The Breakfast Club

My mom raised me to love the 80’s, especially Molly Ringwald. Sixteen Candles is my all time favorite Molly movie , but The Breakfast Club also holds a special place in my heart. I hope you’ve seen The Breakfast Club, if you haven’t I’ll still try to speak truth to you…but watch the movie.

So the movie starts out with a disparate group of high school students. The princess, the athlete, the outcast, the brain, and the rebel are all confined to their school library serving a Saturday detention. They each have a chance to share their own personal stories of the pressure in their lives, and come to find that they are not really as different as they once thought. They all face the same pressures to be accepted by their parents, their friends, and themselves. They wonder then at the end of the movie if school will ever really be the same because of their new found freedom. They now have the freedom to open up to themselves and others, and share the struggles they are going through.

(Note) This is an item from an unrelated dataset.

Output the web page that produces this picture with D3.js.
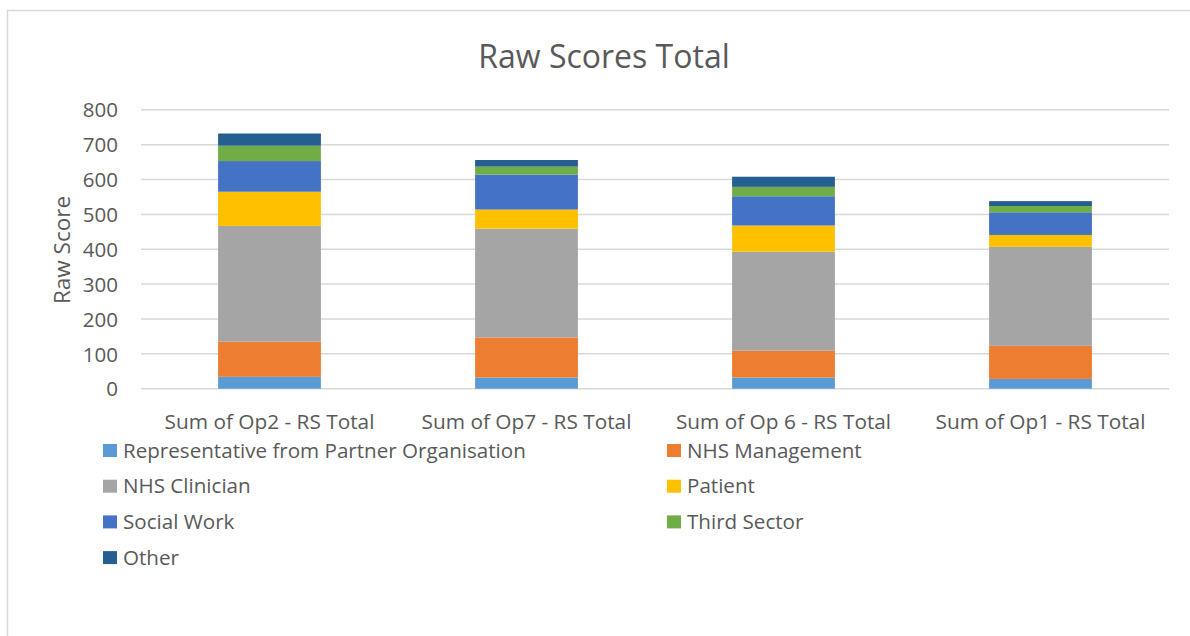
<!DOCTYPE html>
<html>
<head>
<meta charset="utf-8">
<script src="https://cdn.jsdelivr.net/npm/d3@7"></script>
<style>
  body { margin: 0; background: #fff; }
  text { font-family: "Open Sans", sans-serif; fill: #595959; }
</style>
</head>
<body>
<div id="chart"></div>
<script>
// categories along the x axis
const categories = ["Sum of Op2 - RS Total", "Sum of Op7 - RS Total", "Sum of Op 6 - RS Total", "Sum of Op1 - RS Total"];

// series names, bottom to top of each stack
const seriesNames = ["Representative from Partner Organisation", "NHS Management", "NHS Clinician",
    "Patient", "Social Work", "Third Sector", "Other"];

// values per series, one per category
const repPartner = [34, 32, 32, 28];
const nhsManagement = [101, 115, 77, 95];
const nhsClinician = [332, 312, 284, 284];
const patient = [98, 55, 75, 34];
const socialWork = [88, 100, 84, 65];
const thirdSector = [44, 23, 27, 18];
const other = [35, 19, 29, 14];

const yTicks = [0, 100, 200, 300, 400, 500, 600, 700, 800];

const colors = ["#5B9BD5", "#ED7D31", "#A5A5A5", "#FFC000", "#4472C4", "#70AD47", "#255E91"];

const seriesValues = [repPartner, nhsManagement, nhsClinician, patient, socialWork, thirdSector, other];

let rows = categories.map(function (c, i) {
    let r = {category: c};
    seriesNames.forEach(function (s, j) { r[s] = seriesValues[j][i]; });
    return r;
});

const width = 1190, height = 636;

let svg = d3.select("#chart")
    .append("svg")
    .attr("width", width)
    .attr("height", height);

// outer chart frame
svg.append("rect")
    .attr("x", 7.5).attr("y", 10.5)
    .attr("width", 1200).attr("height", 700)
    .attr("fill", "none")
    .attr("stroke", "#D9D9D9")
    .attr("stroke-width", 1.5);

let x = d3.scaleBand()
    .domain(categories)
    .range([141, 1169])
    .paddingInner(0.6)
    .paddingOuter(0.3);

let y = d3.scaleLinear()
    .domain([0, 800])
    .range([388.7, 109.8]);

// gridlines
svg.append("g")
    .selectAll("line")
    .data(yTicks)
    .enter().append("line")
    .attr("x1", 141).attr("x2", 1169)
    .attr("y1", d => y(d)).attr("y2", d => y(d))
    .attr("stroke", "#D9D9D9")
    .attr("stroke-width", 1.5);

// y axis labels
let yAxis = svg.append("g")
    .attr("transform", "translate(118,0)")
    .call(d3.axisLeft(y).tickValues(yTicks).tickSize(0).tickPadding(0));
yAxis.select(".domain").remove();
yAxis.selectAll("text")
    .style("font-size", "20.5px")
    .attr("dy", "0.35em")
    .attr("fill", "#595959");

// stacked bars
let stacked = d3.stack().keys(seriesNames)(rows);

svg.append("g")
    .selectAll("g")
    .data(stacked)
    .enter().append("g")
    .attr("fill", (d, i) => colors[i])
    .selectAll("rect")
    .data(d => d)
    .enter().append("rect")
    .attr("x", d => x(d.data.category))
    .attr("width", x.bandwidth())
    .attr("y", d => y(d[1]))
    .attr("height", d => y(d[0]) - y(d[1]));

// x axis labels
let xAxis = svg.append("g")
    .attr("transform", "translate(0,429)")
    .call(d3.axisBottom(x).tickSize(0).tickPadding(0));
xAxis.select(".domain").remove();
xAxis.selectAll("text")
    .style("font-size", "20.8px")
    .attr("dy", 0)
    .attr("fill", "#595959");

// title
svg.append("text")
    .attr("x", 604)
    .attr("y", 68)
    .attr("text-anchor", "middle")
    .style("font-size", "32px")
    .text("Raw Scores Total");

// y axis title
svg.append("text")
    .attr("transform", "translate(70,250) rotate(-90)")
    .attr("text-anchor", "middle")
    .style("font-size", "22.5px")
    .text("Raw Score");

// legend, two columns, row-major
let legend = svg.append("g")
    .selectAll("g")
    .data(seriesNames)
    .enter().append("g")
    .attr("transform", function (d, i) {
        return "translate(" + (i % 2 === 0 ? 103 : 667) + "," + (444 + Math.floor(i / 2) * 35.7) + ")";
    });

legend.append("rect")
    .attr("width", 14).attr("height", 13)
    .attr("fill", (d, i) => colors[i]);

legend.append("text")
    .attr("x", 20)
    .attr("y", 13.5)
    .style("font-size", "20.6px")
    .text(d => d);
</script>
</body>
</html>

This made me think of my adult life now, and the new level of pressures I face. Wife life, Motherhood, adulting, work life, social life. All of these things bring pressure when we let them. I think sometimes as an adult we are prisoners to our loneliness as we go through these pressures. We think others have it all together, that they don’t understand, and that we must try our darnedest to not let them see us failing.

I think this because I’m guilty of it. I’m guilty of the pressure of comparison, the pressure of maintaining my worth, the pressure of staying in control. It’s really exhausting. But what’s even more frustrating is that I know there is a freedom from all of this, and I don’t pursue it near hard enough. And if I don’t pursue it, knowing how freeing it can be, who is going to hand it out to others? How can others be free if no one else is strong enough to lead them to freedom?

“But how can they call on him to save them unless they believe in him? And how can they believe in him if they have never heard about him? And how can they hear about him unless someone tells them?”

‭‭Romans‬ ‭10:14‬ ‭NLT‬‬

We have to be more intentional and authentic with the people in our lives. We have to put down our phones, put down our fronts, get off our stages, and meet people right where they are. We need our own breakfast clubs. Lock us all up somewhere to tell truths, so that we too can be free from the labels we’ve put on ourselves.

Truth says that we are already free if we want to be. Our freedom was bought and paid for a long time ago by a God who’s just waiting for us to accept it. That’s the truth we need to be speaking to each other in our breakfast clubs, over coffee, at dinner tables, and on living room floors.

What would happen to our relationships if we took more time to share God’s freedom? What would happen to our workplaces, our schools, our communities, ourselves? What would happen if we all began living the free life?

One of my favorite Christian songs right now is Death was Arrested by North Point InsideOut. The last two verses say this:

“Released from my chains I’m a prisoner no more

My shame was a ransom He faithfully bore

He cancelled my debt and He called me His friend

When death was arrested and my life began

Oh, Your grace so free

Washes over me

You have made me new

Now life begins with You

It’s your endless love

Pouring down on us

You have made us new

Now life begins with You

Our savior displayed on a criminal’s cross

Darkness rejoiced as though heaven had lost

But then Jesus arose with our freedom in hand

That’s when death was arrested and my life began”

“But then Jesus arose with our Freedom in hand,” I know it’s silly but when I hear this line, I always picture Jesus with his fist in the air just like Judd Nelson at the end of The Breakfast Club. John Bender was finally free from being just the rebel. He no longer had to bear the pressures of his life alone.

We can rise up from the pressures in this life with our freedom in hand just as victoriously. We can walk straight into a brand new life. The kids from The Breakfast Club may not have been raising their fists for the freedom in Christ, but they taught me that I need to do a much better job of accepting and sharing the truth.